What is being asked -
Set down each line of the data below exactly as it stands, dropping the pictures.

**** Information supplied ****

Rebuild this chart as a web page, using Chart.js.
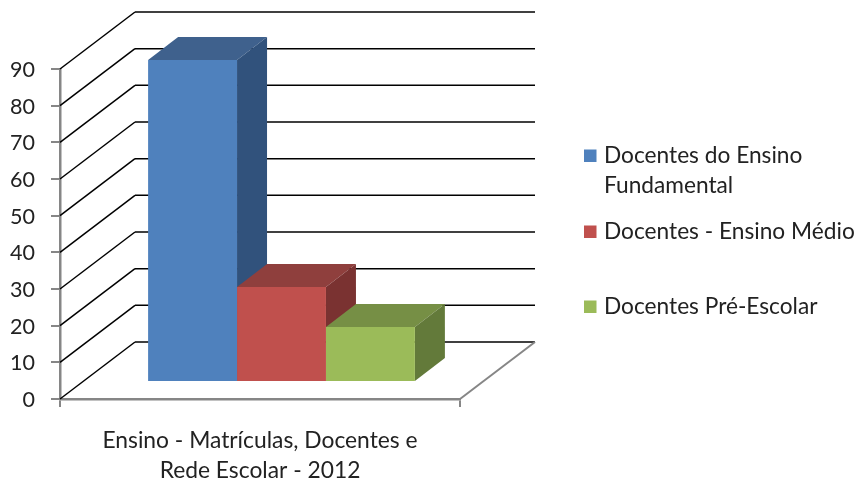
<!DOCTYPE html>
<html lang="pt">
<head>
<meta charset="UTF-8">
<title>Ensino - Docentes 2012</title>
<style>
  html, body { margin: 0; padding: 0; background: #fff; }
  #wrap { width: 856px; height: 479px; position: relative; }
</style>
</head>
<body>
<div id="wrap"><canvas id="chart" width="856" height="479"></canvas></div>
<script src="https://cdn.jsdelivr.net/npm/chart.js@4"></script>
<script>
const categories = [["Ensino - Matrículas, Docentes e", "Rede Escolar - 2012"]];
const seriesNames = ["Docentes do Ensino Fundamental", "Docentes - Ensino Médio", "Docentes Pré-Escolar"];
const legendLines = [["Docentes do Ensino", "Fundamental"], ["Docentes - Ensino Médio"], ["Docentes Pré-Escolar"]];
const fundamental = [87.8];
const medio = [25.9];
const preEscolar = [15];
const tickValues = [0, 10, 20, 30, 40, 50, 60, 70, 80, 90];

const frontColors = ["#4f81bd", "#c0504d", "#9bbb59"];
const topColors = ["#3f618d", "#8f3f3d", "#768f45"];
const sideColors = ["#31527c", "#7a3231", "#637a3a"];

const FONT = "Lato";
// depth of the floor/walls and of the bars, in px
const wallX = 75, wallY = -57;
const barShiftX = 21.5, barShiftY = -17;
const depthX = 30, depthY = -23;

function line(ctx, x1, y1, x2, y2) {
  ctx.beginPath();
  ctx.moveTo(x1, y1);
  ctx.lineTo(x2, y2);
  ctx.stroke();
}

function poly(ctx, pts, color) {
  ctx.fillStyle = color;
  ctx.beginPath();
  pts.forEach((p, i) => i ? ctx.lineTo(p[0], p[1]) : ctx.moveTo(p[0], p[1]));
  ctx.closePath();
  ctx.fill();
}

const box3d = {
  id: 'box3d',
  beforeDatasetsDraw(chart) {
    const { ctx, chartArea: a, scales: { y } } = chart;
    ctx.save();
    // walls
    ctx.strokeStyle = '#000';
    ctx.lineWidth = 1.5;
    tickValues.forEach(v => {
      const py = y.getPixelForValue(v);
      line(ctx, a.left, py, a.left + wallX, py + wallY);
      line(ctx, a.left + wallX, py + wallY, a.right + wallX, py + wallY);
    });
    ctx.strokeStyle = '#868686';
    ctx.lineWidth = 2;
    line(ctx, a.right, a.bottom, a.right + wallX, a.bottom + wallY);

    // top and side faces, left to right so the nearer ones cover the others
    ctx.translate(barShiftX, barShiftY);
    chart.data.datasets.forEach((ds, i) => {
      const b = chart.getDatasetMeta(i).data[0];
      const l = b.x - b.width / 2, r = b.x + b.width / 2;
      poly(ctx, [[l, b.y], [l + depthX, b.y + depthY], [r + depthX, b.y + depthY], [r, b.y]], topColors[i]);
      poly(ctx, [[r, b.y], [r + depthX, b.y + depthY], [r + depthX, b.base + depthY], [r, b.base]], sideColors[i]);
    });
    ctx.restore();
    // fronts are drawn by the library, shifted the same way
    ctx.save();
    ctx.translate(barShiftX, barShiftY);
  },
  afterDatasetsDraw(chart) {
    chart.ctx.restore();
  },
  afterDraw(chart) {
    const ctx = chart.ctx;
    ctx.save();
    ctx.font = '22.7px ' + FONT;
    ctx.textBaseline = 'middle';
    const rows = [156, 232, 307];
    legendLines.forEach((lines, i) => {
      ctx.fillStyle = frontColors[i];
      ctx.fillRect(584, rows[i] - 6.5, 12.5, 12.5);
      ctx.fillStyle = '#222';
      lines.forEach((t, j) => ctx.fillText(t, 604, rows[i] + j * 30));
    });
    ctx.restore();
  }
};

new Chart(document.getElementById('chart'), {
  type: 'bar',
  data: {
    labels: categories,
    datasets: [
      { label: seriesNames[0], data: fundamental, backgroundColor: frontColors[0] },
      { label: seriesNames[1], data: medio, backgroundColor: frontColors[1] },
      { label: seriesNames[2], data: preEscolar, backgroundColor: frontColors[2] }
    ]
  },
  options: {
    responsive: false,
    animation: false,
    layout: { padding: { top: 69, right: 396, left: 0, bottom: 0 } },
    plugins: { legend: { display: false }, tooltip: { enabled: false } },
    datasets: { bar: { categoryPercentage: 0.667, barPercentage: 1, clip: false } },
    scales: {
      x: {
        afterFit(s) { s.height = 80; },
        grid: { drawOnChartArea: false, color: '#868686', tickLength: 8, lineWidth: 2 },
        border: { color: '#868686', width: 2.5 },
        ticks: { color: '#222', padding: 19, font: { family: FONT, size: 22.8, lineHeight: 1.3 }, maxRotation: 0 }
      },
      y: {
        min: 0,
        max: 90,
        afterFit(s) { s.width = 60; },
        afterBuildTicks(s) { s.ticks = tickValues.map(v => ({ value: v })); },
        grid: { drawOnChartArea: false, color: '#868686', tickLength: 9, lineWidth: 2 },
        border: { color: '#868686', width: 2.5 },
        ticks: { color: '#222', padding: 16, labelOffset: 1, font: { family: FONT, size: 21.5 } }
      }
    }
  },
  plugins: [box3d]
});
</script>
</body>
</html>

****

Correct response -
Rebuild this chart as a web page, using Chart.js.
<!DOCTYPE html>
<html lang="pt">
<head>
<meta charset="UTF-8">
<title>Ensino - Docentes 2012</title>
<style>
  html, body { margin: 0; padding: 0; background: #fff; }
  #wrap { width: 856px; height: 479px; position: relative; }
</style>
</head>
<body>
<div id="wrap"><canvas id="chart" width="856" height="479"></canvas></div>
<script src="https://cdn.jsdelivr.net/npm/chart.js@4"></script>
<script>
const categories = [["Ensino - Matrículas, Docentes e", "Rede Escolar - 2012"]];
const seriesNames = ["Docentes do Ensino Fundamental", "Docentes - Ensino Médio", "Docentes Pré-Escolar"];
const legendLines = [["Docentes do Ensino", "Fundamental"], ["Docentes - Ensino Médio"], ["Docentes Pré-Escolar"]];
const fundamental = [87.8];
const medio = [25.9];
const preEscolar = [15];
const tickValues = [0, 10, 20, 30, 40, 50, 60, 70, 80, 90];

const frontColors = ["#4f81bd", "#c0504d", "#9bbb59"];
const topColors = ["#3f618d", "#8f3f3d", "#768f45"];
const sideColors = ["#31527c", "#7a3231", "#637a3a"];

const FONT = "Lato";
// depth of the floor/walls and of the bars, in px
const wallX = 75, wallY = -57;
const barShiftX = 21.5, barShiftY = -17;
const depthX = 30, depthY = -23;

function line(ctx, x1, y1, x2, y2) {
  ctx.beginPath();
  ctx.moveTo(x1, y1);
  ctx.lineTo(x2, y2);
  ctx.stroke();
}

function poly(ctx, pts, color) {
  ctx.fillStyle = color;
  ctx.beginPath();
  pts.forEach((p, i) => i ? ctx.lineTo(p[0], p[1]) : ctx.moveTo(p[0], p[1]));
  ctx.closePath();
  ctx.fill();
}

const box3d = {
  id: 'box3d',
  beforeDatasetsDraw(chart) {
    const { ctx, chartArea: a, scales: { y } } = chart;
    ctx.save();
    // walls
    ctx.strokeStyle = '#000';
    ctx.lineWidth = 1.5;
    tickValues.forEach(v => {
      const py = y.getPixelForValue(v);
      line(ctx, a.left, py, a.left + wallX, py + wallY);
      line(ctx, a.left + wallX, py + wallY, a.right + wallX, py + wallY);
    });
    ctx.strokeStyle = '#868686';
    ctx.lineWidth = 2;
    line(ctx, a.right, a.bottom, a.right + wallX, a.bottom + wallY);

    // top and side faces, left to right so the nearer ones cover the others
    ctx.translate(barShiftX, barShiftY);
    chart.data.datasets.forEach((ds, i) => {
      const b = chart.getDatasetMeta(i).data[0];
      const l = b.x - b.width / 2, r = b.x + b.width / 2;
      poly(ctx, [[l, b.y], [l + depthX, b.y + depthY], [r + depthX, b.y + depthY], [r, b.y]], topColors[i]);
      poly(ctx, [[r, b.y], [r + depthX, b.y + depthY], [r + depthX, b.base + depthY], [r, b.base]], sideColors[i]);
    });
    ctx.restore();
    // fronts are drawn by the library, shifted the same way
    ctx.save();
    ctx.translate(barShiftX, barShiftY);
  },
  afterDatasetsDraw(chart) {
    chart.ctx.restore();
  },
  afterDraw(chart) {
    const ctx = chart.ctx;
    ctx.save();
    ctx.font = '22.7px ' + FONT;
    ctx.textBaseline = 'middle';
    const rows = [156, 232, 307];
    legendLines.forEach((lines, i) => {
      ctx.fillStyle = frontColors[i];
      ctx.fillRect(584, rows[i] - 6.5, 12.5, 12.5);
      ctx.fillStyle = '#222';
      lines.forEach((t, j) => ctx.fillText(t, 604, rows[i] + j * 30));
    });
    ctx.restore();
  }
};

new Chart(document.getElementById('chart'), {
  type: 'bar',
  data: {
    labels: categories,
    datasets: [
      { label: seriesNames[0], data: fundamental, backgroundColor: frontColors[0] },
      { label: seriesNames[1], data: medio, backgroundColor: frontColors[1] },
      { label: seriesNames[2], data: preEscolar, backgroundColor: frontColors[2] }
    ]
  },
  options: {
    responsive: false,
    animation: false,
    layout: { padding: { top: 69, right: 396, left: 0, bottom: 0 } },
    plugins: { legend: { display: false }, tooltip: { enabled: false } },
    datasets: { bar: { categoryPercentage: 0.667, barPercentage: 1, clip: false } },
    scales: {
      x: {
        afterFit(s) { s.height = 80; },
        grid: { drawOnChartArea: false, color: '#868686', tickLength: 8, lineWidth: 2 },
        border: { color: '#868686', width: 2.5 },
        ticks: { color: '#222', padding: 19, font: { family: FONT, size: 22.8, lineHeight: 1.3 }, maxRotation: 0 }
      },
      y: {
        min: 0,
        max: 90,
        afterFit(s) { s.width = 60; },
        afterBuildTicks(s) { s.ticks = tickValues.map(v => ({ value: v })); },
        grid: { drawOnChartArea: false, color: '#868686', tickLength: 9, lineWidth: 2 },
        border: { color: '#868686', width: 2.5 },
        ticks: { color: '#222', padding: 16, labelOffset: 1, font: { family: FONT, size: 21.5 } }
      }
    }
  },
  plugins: [box3d]
});
</script>
</body>
</html>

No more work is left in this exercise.